Les conclusions sont revenues à Alain Colas, pour le ministère de l’Enseignement supérieur et de la Recherche, à Fabien Plazannet, représentant Nicolas Georges du Service du livre et de la lecture, et à Sylviane Tarsot-Gillery, administratrice générale de la BnF.
Alain Colas a rappelé le principe de BSN (Bibliothèque scientifique numérique), et la volonté du ministère de « desserrer les coûts » des ressources numériques (par les licences nationales), mais a surtout précisé le rôle de Collex – pour collections d’excellence – qui est d’organiser la conservation partagée des collections, le prêt entre bibliothèques, d’articuler les réseaux, bref, comme il l’a dit lui-même : de prendre la place ou le relai des CADIST. Collex sera organisé en un comité de pilotage (où seront présents le CNRS, un représentant d’une COMUE, un chercheur, un expert étranger, la BnF…) et un comité opérationnel.

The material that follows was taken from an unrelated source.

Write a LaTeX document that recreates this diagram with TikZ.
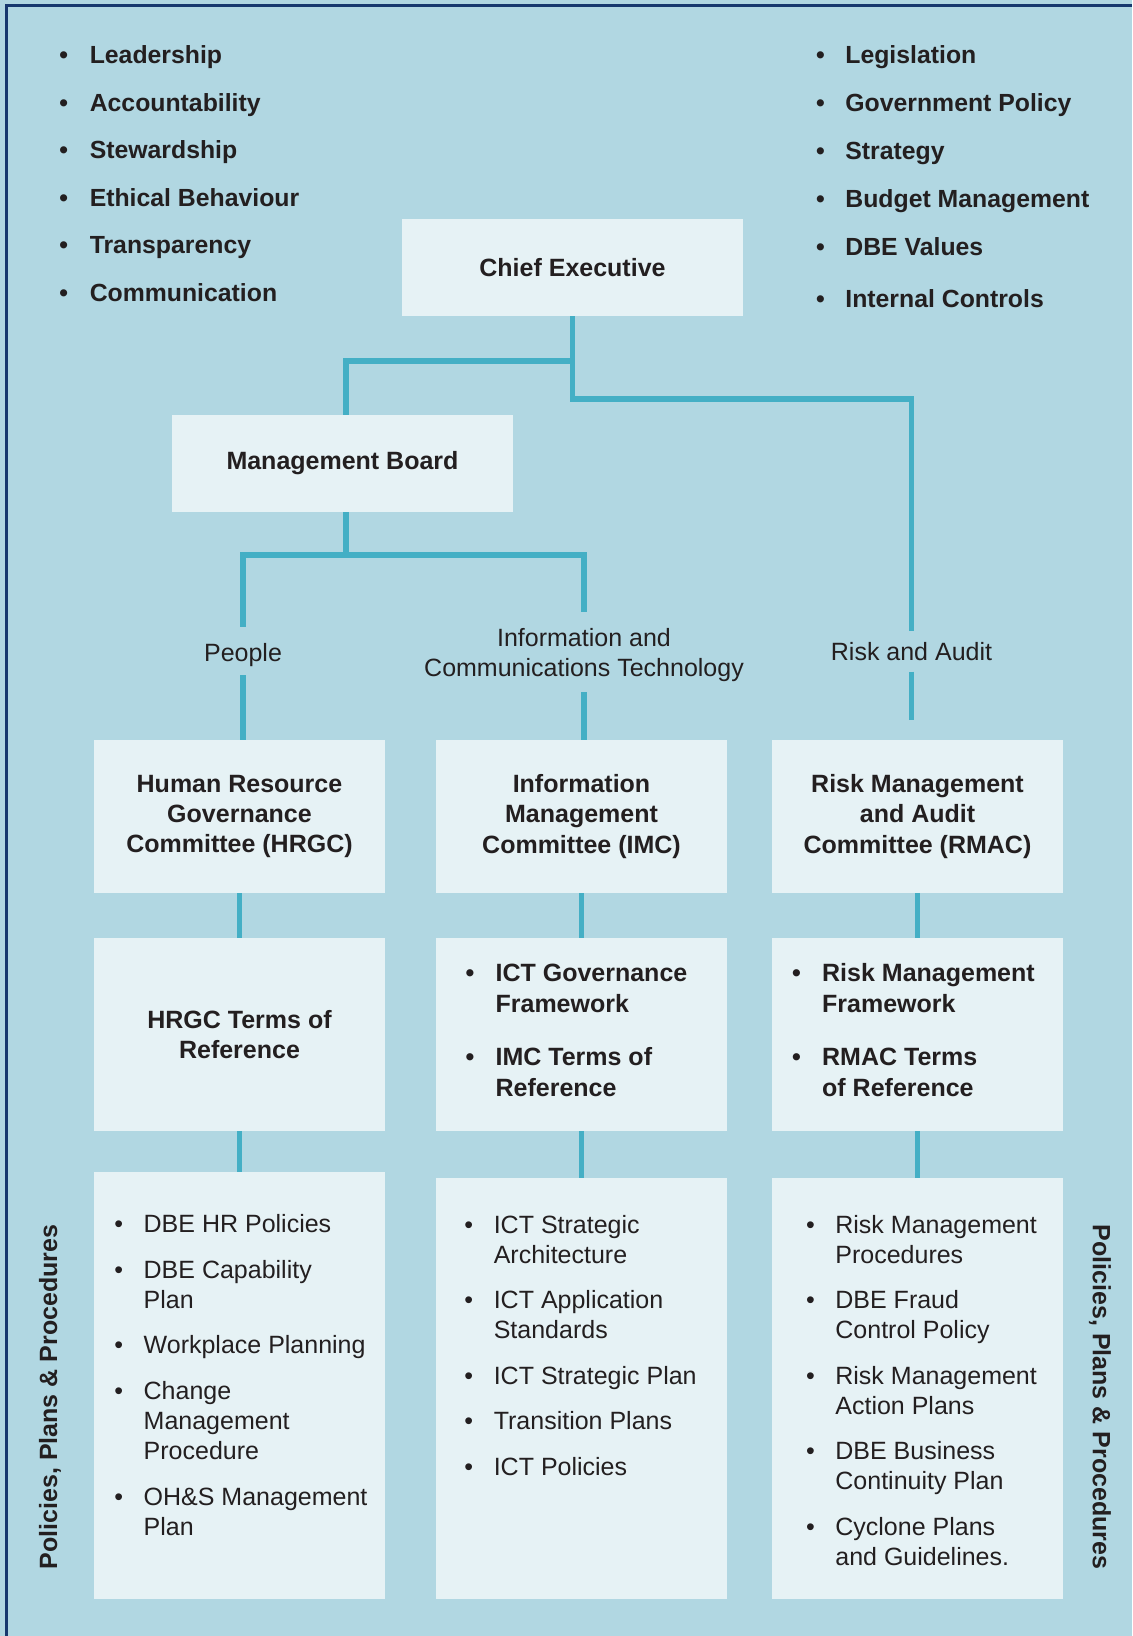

Fabien Plazannet a insisté sur la réforme territoriale en cours, sur le rôle conjoint des métropoles (dont celle de Lyon) en matière de lecture publique, des régions, concernant plus particulièrement le patrimoine, et sur l’interrogation quant au devenir des bibliothèques départementales de prêt, au moins en milieu urbain.
Sylviane Tarsot Gillery a conclu ces journées par le soutien de la BnF à la politique linguistique, à la veille organisée par le dépôt légal, qu’il soit pour les imprimés, le web ou les jeux vidéo, sur les capacités d’anticipation (techniques, politiques, territoriales) de cet établissement. La coopération, mal nécessaire qu’évoquait le Conseil supérieur des bibliothèques prend, grâce aussi aux interventions techniques, un contour que nous savions habiller de mots, mais dont, il y a vingt ans, nous étions bien peu capables de construire la réalité.